A five-judge Constitutional Bench of the Supreme Court bench on February 15 struck down the Electoral Bonds Scheme (EBS). Introduced by the Centre in 2018, EBS allowed individuals and corporations to anonymously fund political parties by purchasing electoral bonds from the State Bank of India.
Key points
- The courts said that it violate the right to information embedded in Article 19(1)(a) of the Constitution.
- The court held that the RTI can only be restricted based on Article 19(2), which speaks of the reasonable restrictions to freedom of speech and expression. It does not include curbing black money as a restriction. Even assuming curbing black money is a legitimate purpose, it is not proportional to the restrictions posed by this scheme.
- The court said this scheme is not the only means to curb black money in electoral financing.

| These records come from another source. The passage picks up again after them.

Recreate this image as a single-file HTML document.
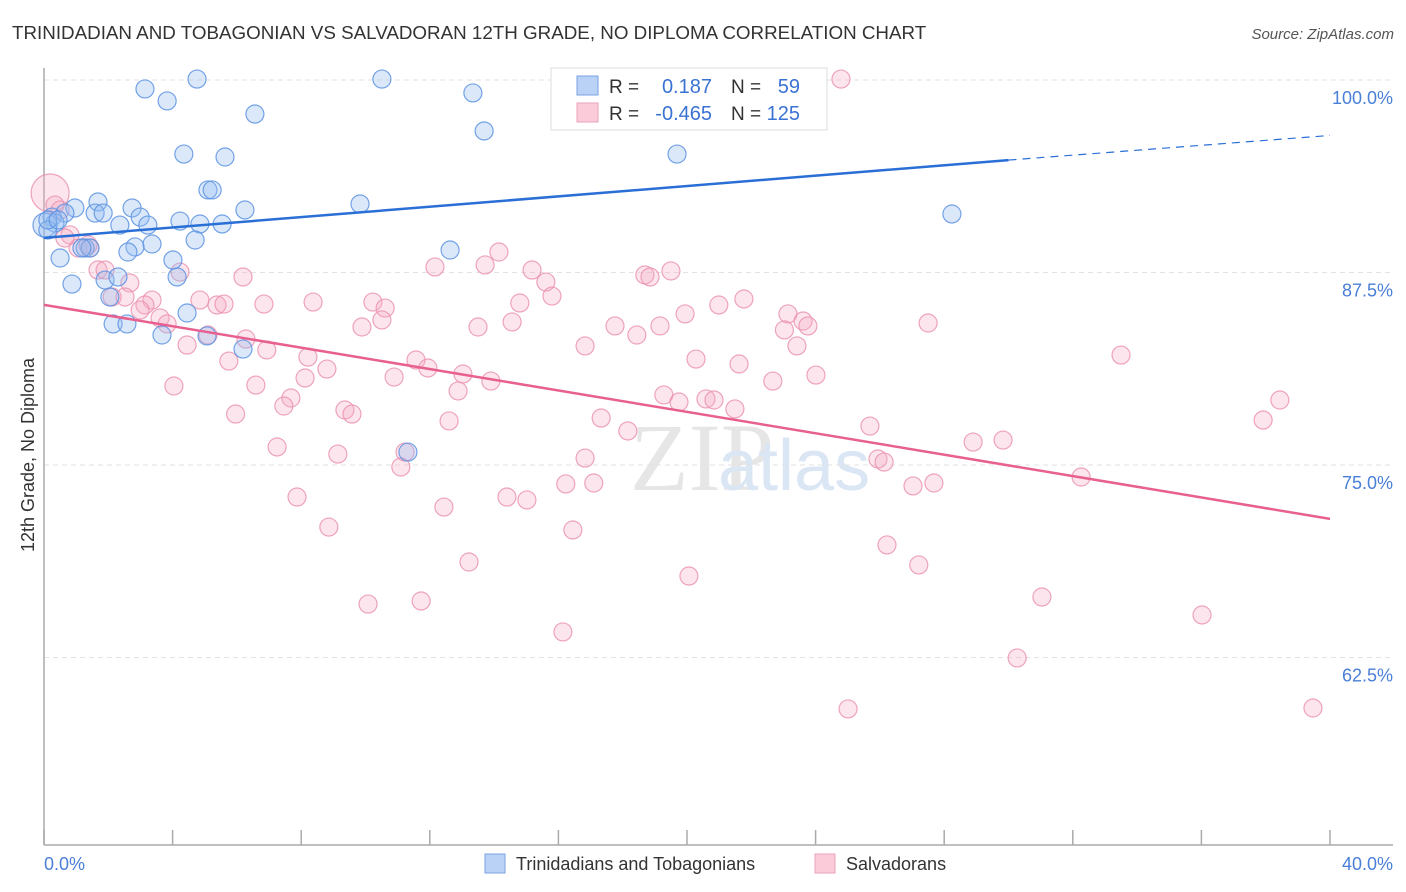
<!DOCTYPE html>
<html><head><meta charset="utf-8"><style>
body{margin:0;background:#fff;font-family:"Liberation Sans",sans-serif}
svg{display:block}
</style></head><body>
<svg id="chart" width="1406" height="892" xmlns="http://www.w3.org/2000/svg">
<text x="12" y="39" font-size="18.8" fill="#333">TRINIDADIAN AND TOBAGONIAN VS SALVADORAN 12TH GRADE, NO DIPLOMA CORRELATION CHART</text>
<text x="1394" y="39" font-size="15" fill="#555" text-anchor="end" font-style="italic">Source: ZipAtlas.com</text>
<text x="630" y="490" font-size="96" fill="#e6e6e6" font-family="Liberation Serif">ZIP</text>
<text x="718" y="490" font-size="72" fill="#dbe6f5">atlas</text>
<g id="grid"></g><g id="axes"></g><g id="pts"></g><g id="lines"></g>
<text transform="translate(34,455) rotate(-90)" font-size="18" fill="#333" text-anchor="middle">12th Grade, No Diploma</text>
<text x="44" y="870" font-size="18" fill="#4a7fd8">0.0%</text>
<text x="1393" y="870" font-size="18" fill="#4a7fd8" text-anchor="end">40.0%</text>
<g>
<rect x="551" y="68" width="276" height="62" fill="#fff" stroke="#ddd"/>
<rect x="577" y="76" width="21" height="19" fill="#b9d2f5" stroke="#7aa3e3"/>
<rect x="577" y="103" width="21" height="19" fill="#fbcbd9" stroke="#eba3ba"/>
<text x="609" y="93" font-size="19" fill="#333">R =</text>
<text x="712" y="93" font-size="20" fill="#3a72d4" text-anchor="end">0.187</text>
<text x="731" y="93" font-size="19" fill="#333">N =</text>
<text x="800" y="93" font-size="20" fill="#3a72d4" text-anchor="end">59</text>
<text x="609" y="120" font-size="19" fill="#333">R =</text>
<text x="712" y="120" font-size="20" fill="#3a72d4" text-anchor="end">-0.465</text>
<text x="731" y="120" font-size="19" fill="#333">N =</text>
<text x="800" y="120" font-size="20" fill="#3a72d4" text-anchor="end">125</text>
</g>
<g>
<rect x="485" y="854" width="20" height="19" fill="#b9d2f5" stroke="#7aa3e3"/>
<text x="516" y="870" font-size="18" fill="#333">Trinidadians and Tobagonians</text>
<rect x="815" y="854" width="20" height="19" fill="#fbcbd9" stroke="#eba3ba"/>
<text x="846" y="870" font-size="18" fill="#333">Salvadorans</text>
</g>
</svg>
<script>
const yTicks=[100,87.5,75,62.5];
const yTickLabels=["100.0%","87.5%","75.0%","62.5%"];
const xTicks=[0,4,8,12,16,20,24,28,32,36,40];
const blueX=[3.14,4.76,3.83,10.51,13.34,6.56,13.69,4.35,5.63,19.69,5.10,5.23,9.83,28.24,1.68,0.96,2.74,2.99,0.65,1.59,1.84,0.25,0.34,0.03,0.12,2.36,3.23,4.23,4.85,5.54,6.25,4.70,3.36,2.83,2.61,1.28,1.43,0.50,12.63,4.01,0.87,2.05,1.90,2.30,4.14,4.45,2.15,2.58,3.67,5.07,6.19,11.32,1.18,0.12,0.44];
const blueY=[99.42,100.06,98.64,100.06,99.16,97.79,96.69,95.19,95.0,95.19,92.86,92.86,91.95,91.30,92.08,91.69,91.69,91.10,91.36,91.36,91.36,91.10,90.71,90.58,90.26,90.58,90.58,90.84,90.65,90.65,91.56,89.61,89.35,89.16,88.83,89.09,89.09,88.44,88.96,88.31,86.75,85.91,87.01,87.21,87.21,84.87,84.16,84.16,83.44,83.38,82.53,75.84,89.09,90.91,90.91];
const pinkX=[24.79,0.19,0.50,0.81,1.06,1.43,1.68,1.90,2.67,2.12,2.52,3.36,3.14,3.61,3.83,4.23,4.85,5.38,5.60,6.19,6.84,8.37,10.23,10.61,10.51,9.89,12.16,13.72,14.15,15.18,15.61,15.80,14.80,14.56,13.50,18.69,18.85,19.50,21.77,20.99,19.94,19.16,18.44,17.76,16.83,23.14,23.61,23.76,23.03,23.42,27.50,33.50,20.28,21.62,22.67,24.01,19.28,19.75,20.59,20.84,21.49,17.33,18.16,25.69,28.90,29.83,37.92,38.44,25.94,26.13,27.03,27.68,32.26,11.57,11.94,13.03,13.90,12.88,12.60,10.89,8.21,8.80,8.12,9.36,9.58,7.68,7.46,6.93,6.28,5.75,6.59,5.96,4.45,5.10,4.04,7.25,9.14,11.23,11.10,16.83,16.23,17.10,14.40,15.02,12.44,7.87,8.86,16.45,13.22,20.06,26.22,27.21,11.73,10.08,16.14,31.04,36.02,30.27,25.01,39.47,1.37,0.65,0.34,2.99];
const pinkY=[100.06,92.66,91.56,89.94,89.09,89.09,87.66,87.66,86.82,85.91,85.91,85.71,85.39,84.55,84.16,87.53,85.71,85.39,85.45,87.21,85.45,85.58,85.58,85.19,84.42,83.96,87.86,87.99,88.83,87.66,86.88,85.97,85.52,84.29,83.96,87.34,87.21,87.60,85.78,85.39,84.81,84.03,83.44,84.03,82.73,84.81,84.35,84.03,83.77,82.73,84.22,82.14,81.88,81.56,80.45,80.84,79.55,79.09,79.29,79.22,78.64,78.05,77.21,77.53,76.49,76.62,77.92,79.22,75.39,75.19,73.64,73.83,74.22,81.82,81.30,80.91,80.45,79.81,77.86,80.71,82.01,81.23,80.65,78.57,78.31,79.35,78.83,82.47,83.18,81.75,80.19,78.31,82.79,83.44,80.13,76.17,75.71,75.84,74.87,75.45,73.77,73.83,72.92,72.73,72.27,72.92,70.97,70.78,68.70,67.79,69.81,68.51,66.17,65.97,64.16,66.43,65.26,62.47,59.16,59.22,89.29,89.74,91.88,85.06];
const blueTrend=[[0,89.75],[30,94.8],[40,96.4]];
const pinkTrend=[[0,85.4],[40,71.5]];
const NS="http://www.w3.org/2000/svg";
const X=v=>44+v/40*1286;
const Y=v=>80+(100-v)*15.4;
function mk(t,a,p){const e=document.createElementNS(NS,t);for(const k in a)e.setAttribute(k,a[k]);document.getElementById(p).appendChild(e);return e;}
yTicks.forEach((t,i)=>{
 const l=mk('line',{x1:44,x2:1393,y1:Y(t),y2:Y(t),stroke:'#e2e2e2','stroke-dasharray':'5,4'},'grid');
 
 
 const tx=mk('text',{x:1393,y:Y(t)+24,'font-size':18,fill:'#4a7fd8','text-anchor':'end'},'grid');
 tx.textContent=yTickLabels[i];
 
 
});
const ax=mk('line',{x1:44,x2:44,y1:68,y2:845,stroke:'#aaa','stroke-width':1.5},'axes');


const bx=mk('line',{x1:44,x2:1393,y1:845,y2:845,stroke:'#aaa','stroke-width':1.5},'axes');


xTicks.forEach(t=>{
 const l=mk('line',{x1:X(t),x2:X(t),y1:830,y2:845,stroke:'#aaa','stroke-width':1.5},'axes');
 
 
});
pinkX.forEach((v,i)=>{
 const r=i===1?19:9;
 const c=mk('circle',{cx:X(v),cy:Y(pinkY[i]),r:r,fill:'rgba(246,170,195,0.3)',stroke:'rgba(234,143,173,0.8)','stroke-width':1.2},'pts');
 
 
});
blueX.forEach((v,i)=>{
 const r=i===23?12:9;
 const c=mk('circle',{cx:X(v),cy:Y(blueY[i]),r:r,fill:'rgba(150,190,240,0.35)',stroke:'rgba(93,147,226,0.85)','stroke-width':1.2},'pts');
 
 
});
const b1=mk('line',{x1:X(blueTrend[0][0]),y1:Y(blueTrend[0][1]),x2:X(blueTrend[1][0]),y2:Y(blueTrend[1][1]),stroke:'#2a6fd6','stroke-width':2.5},'lines');


const b2=mk('line',{x1:X(blueTrend[1][0]),y1:Y(blueTrend[1][1]),x2:X(blueTrend[2][0]),y2:Y(blueTrend[2][1]),stroke:'#2a6fd6','stroke-width':1.2,'stroke-dasharray':'8,6'},'lines');


const p1=mk('line',{x1:X(pinkTrend[0][0]),y1:Y(pinkTrend[0][1]),x2:X(pinkTrend[1][0]),y2:Y(pinkTrend[1][1]),stroke:'#e8608f','stroke-width':2.5},'lines');


</script>
</body></html>
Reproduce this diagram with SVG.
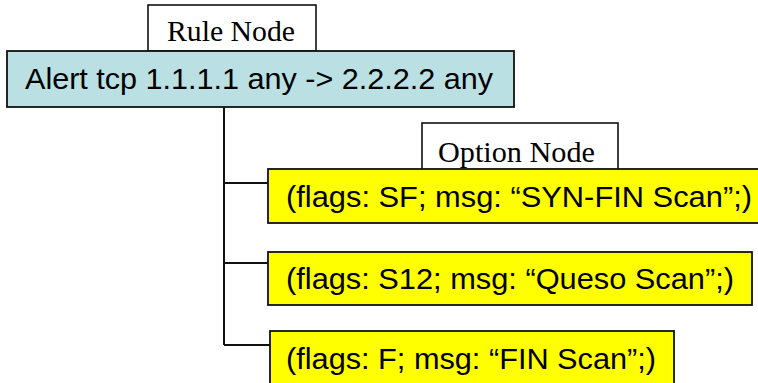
<svg xmlns="http://www.w3.org/2000/svg" width="758" height="383" viewBox="0 0 758 383">
<style>
.lbl{fill:#fff;stroke:#111;stroke-width:1.6}
.rule{fill:#BBE0E3;stroke:#111;stroke-width:1.8}
.opt{fill:#FFFF00;stroke:#111;stroke-width:1.8}
.serif{font-family:"Liberation Serif","Times New Roman",serif;font-size:29px;fill:#000}
.sans{font-family:"Liberation Sans",Arial,sans-serif;font-size:29.5px;fill:#000}
.conn{stroke:#111;stroke-width:2;fill:none}
</style>
<rect width="758" height="383" fill="#fff"/>
<g id="connectors">
<path class="conn" d="M224,107 V345 M224,183 H268 M224,263 H268 M224,345 H270"/>
</g>
<g id="rule-node-label">
<rect class="lbl" x="148" y="5" width="168" height="46"/>
<text class="serif" x="167" y="41" textLength="128" lengthAdjust="spacingAndGlyphs">Rule Node</text>
</g>
<g id="rule-node">
<rect class="rule" x="7" y="51" width="507" height="56"/>
<text class="sans" x="25" y="89" textLength="468" lengthAdjust="spacingAndGlyphs">Alert tcp 1.1.1.1 any -&gt; 2.2.2.2 any</text>
</g>
<g id="option-node-label">
<rect class="lbl" x="422" y="123" width="196" height="47"/>
<text class="serif" x="438" y="162" textLength="157" lengthAdjust="spacingAndGlyphs">Option Node</text>
</g>
<g id="option-1">
<rect class="opt" x="268" y="169" width="500" height="54"/>
<text class="sans" x="286" y="207" textLength="466" lengthAdjust="spacingAndGlyphs">(flags: SF; msg: “SYN-FIN Scan”;)</text>
</g>
<g id="option-2">
<rect class="opt" x="268" y="252" width="484" height="53"/>
<text class="sans" x="286" y="289" textLength="448" lengthAdjust="spacingAndGlyphs">(flags: S12; msg: “Queso Scan”;)</text>
</g>
<g id="option-3">
<rect class="opt" x="270" y="331" width="404" height="60"/>
<text class="sans" x="286" y="369" textLength="370" lengthAdjust="spacingAndGlyphs">(flags: F; msg: “FIN Scan”;)</text>
</g>
</svg>
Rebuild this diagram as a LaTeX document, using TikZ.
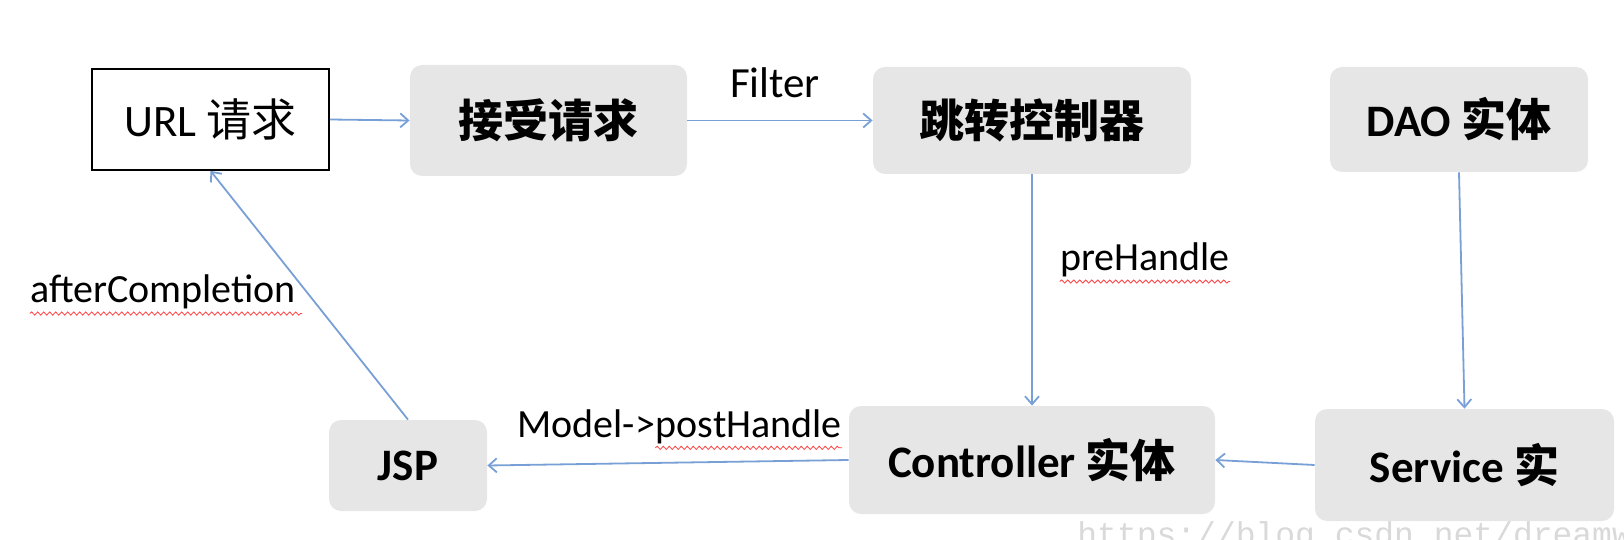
\documentclass[tikz,border=0pt]{standalone}
\usepackage{fontspec}
\setmainfont{Carlito}
\newfontfamily\cjk{Noto Sans CJK SC}
\newfontfamily\wmfont{Liberation Mono}
\usetikzlibrary{arrows.meta, decorations.pathmorphing}
\definecolor{flowblue}{RGB}{120,160,215}
\definecolor{boxgray}{RGB}{230,230,230}

\begin{document}
\begin{tikzpicture}[x=0.5pt, y=-0.5pt, >={Straight Barb[length=4pt,width=7pt]},
	box/.style={fill=boxgray, rounded corners=6pt, inner sep=0pt, font=\fontsize{22.5}{27}\selectfont\bfseries},
	urlbox/.style={draw=black, fill=white, line width=0.8pt, inner sep=0pt, font=\fontsize{22.5}{27}\selectfont},
	flow/.style={->, draw=flowblue, line width=0.9pt},
	lbl/.style={inner sep=0pt, font=\fontsize{20}{24}\selectfont},
	squiggle/.style={draw=red!75, line width=0.4pt, decorate, decoration={snake, amplitude=0.8pt, segment length=3pt}}]
	\useasboundingbox (0,0) rectangle (1624,540);
	
	% top row
	\node[urlbox, minimum width=118.5pt, minimum height=50.5pt] (url) at (210.5,119.5) {URL {\cjk 请求}};
	\node[box, minimum width=138.5pt, minimum height=55.5pt] (accept) at (548.5,120.5) {\cjk 接受请求};
	\node[box, minimum width=159pt, minimum height=53.5pt] (dispatch) at (1032,120.5) {\cjk 跳转控制器};
	\node[box, minimum width=129pt, minimum height=52.5pt] (dao) at (1459,119.5) {DAO {\cjk 实体}};
	
	% bottom row
	\node[box, minimum width=79pt, minimum height=45.5pt] (jsp) at (408,465.5) {JSP};
	\node[box, minimum width=183pt, minimum height=54pt] (ctrl) at (1032,460) {Controller {\cjk 实体}};
	\node[box, minimum width=149.5pt, minimum height=56pt] (svc) at (1464.5,465) {Service {\cjk 实}};
	
	% arrows
	\draw[flow] (url.east) -- (accept.west);
	\draw[flow] (accept.east) -- (dispatch.west);
	\draw[flow] (dispatch.south) -- (ctrl.north);
	\draw[flow] (dao.south) -- (svc.north);
	\draw[flow] (svc.west) -- (ctrl.east);
	\draw[flow] (ctrl.west) -- (jsp.east);
	\draw[flow] (jsp.north) -- (url.south);
	
	% labels
	\node[lbl, font=\fontsize{21.5}{25}\selectfont] (filter) at (775,83) {Filter};
	\node[lbl] (pre) at (1145,260) {preHandle};
	\node[lbl, anchor=base west] (model) at (517,437) {Model->};
	\node[lbl, anchor=base west] (post) at (model.base east) {postHandle};
	\node[lbl] (after) at (163,292) {afterCompletion};
	\draw[squiggle] ([yshift=-2pt]pre.south west) -- ([yshift=-2pt]pre.south east);
	\draw[squiggle] ([yshift=-2pt]post.south west) -- ([yshift=-2pt]post.south east);
	\draw[squiggle] ([yshift=-2pt]after.south west) -- ([yshift=-2pt,xshift=3pt]after.south east);
	
	% watermark
	\node[inner sep=0pt, anchor=base west, text=black!15, font=\wmfont\fontsize{16.5}{20}\selectfont] (wmark) at (1077,545) {https://blog.csdn.net/dreamw};
\end{tikzpicture}
\end{document}
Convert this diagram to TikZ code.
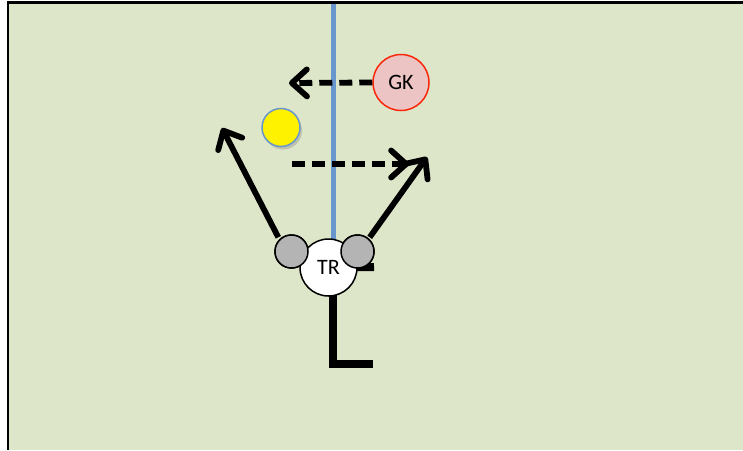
\documentclass[tikz,border=0pt]{standalone}
\usepackage{fontspec}
\setmainfont{Carlito}
\usetikzlibrary{arrows.meta,shadows}
\definecolor{pitch}{RGB}{222,230,201}
\definecolor{lineblue}{RGB}{104,150,205}
\definecolor{gkfill}{RGB}{236,196,196}
\definecolor{gkline}{RGB}{250,40,10}
\definecolor{playergrey}{RGB}{180,180,180}
\tikzset{
  move/.style={line width=5.8pt,-{Straight Barb[length=15pt,width=27pt,line width=5.8pt,round]}},
  pass/.style={move,dash pattern=on 13pt off 7pt},
  body/.style={circle,line width=1.5pt,inner sep=0pt,font=\fontsize{22}{22}\selectfont},
  hand/.style={circle,draw=black,line width=1.5pt,fill=playergrey,minimum size=33pt,inner sep=0pt},
  stick/.style={line width=8pt}
}
\begin{document}
\begin{tikzpicture}[x=1pt,y=-1pt]
\useasboundingbox (0,0) rectangle (743,450);
% pitch area with its top and left boundary
\fill[pitch] (8,2.5) rectangle (743,450);
\draw[line width=2.4pt] (8,450) -- (8,2.5) -- (743,2.5);
% centre line
\draw[lineblue,line width=5.5pt] (333.5,3.5) -- (333.5,262);
% player positions
\node[body,draw=gkline,fill=gkfill,minimum size=56pt] (gk) at (401,82.5) {GK};
\node[circle,draw=lineblue,line width=1.5pt,fill=yellow,minimum size=38pt,inner sep=0pt,
      drop shadow={shadow xshift=2pt,shadow yshift=-3pt,opacity=0.35}] (ball) at (281,127.5) {};
\coordinate (tr c) at (328.5,267.5);
% hockey sticks behind the player
\coordinate (stick a) at (374,267);
\coordinate (stick b) at (333,363.5);
\coordinate (stick c) at (373,363.5);
\draw[stick] (tr c) -- (stick a);
\draw[stick] (333,267) -- (stick b) -- (stick c);
\node[hand] (lh) at (291.5,251.5) {};
\node[hand] (rh) at (357.5,251.5) {};
% runs and passes
\coordinate (gk tip) at (289,83);
\coordinate (pass start) at (292,164);
\coordinate (pass tip) at (409,164);
\coordinate (left tip) at (222,128);
\coordinate (right tip) at (427,157);
\draw[pass] (gk.west) -- (gk tip);
\draw[pass] (pass start) -- (pass tip);
\draw[move] (lh.north west) ++(-1,-2) -- (left tip);
\draw[move] (rh.north east) ++(0,-2) -- (right tip);
\node[body,draw=black,fill=white,minimum size=57pt] (tr) at (tr c) {TR};
\node[hand] at (lh) {};
\node[hand] at (rh) {};
\end{tikzpicture}
\end{document}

- The court unanimously held that voters have a right to information about political parties and their sources of funding.
- For the scheme to be considered legitimate, the government scheme would have to essentially satisfy three aspects. This was based on the court’s proportionality test, laid down in its 2017 verdict in the KS Puttaswamy case over the right to privacy.
- In the Puttaswamy judgment, the court said that the right to informational privacy includes political affiliation.
- Section 29C of the Representation of the People Act, 1951requires political parties to prepare a report detailing the donations received by them in a financial year.
- Parties are required to declare all contributions higher than Rs 20,000 in this report, and specify whether they were received from individual persons or from companies.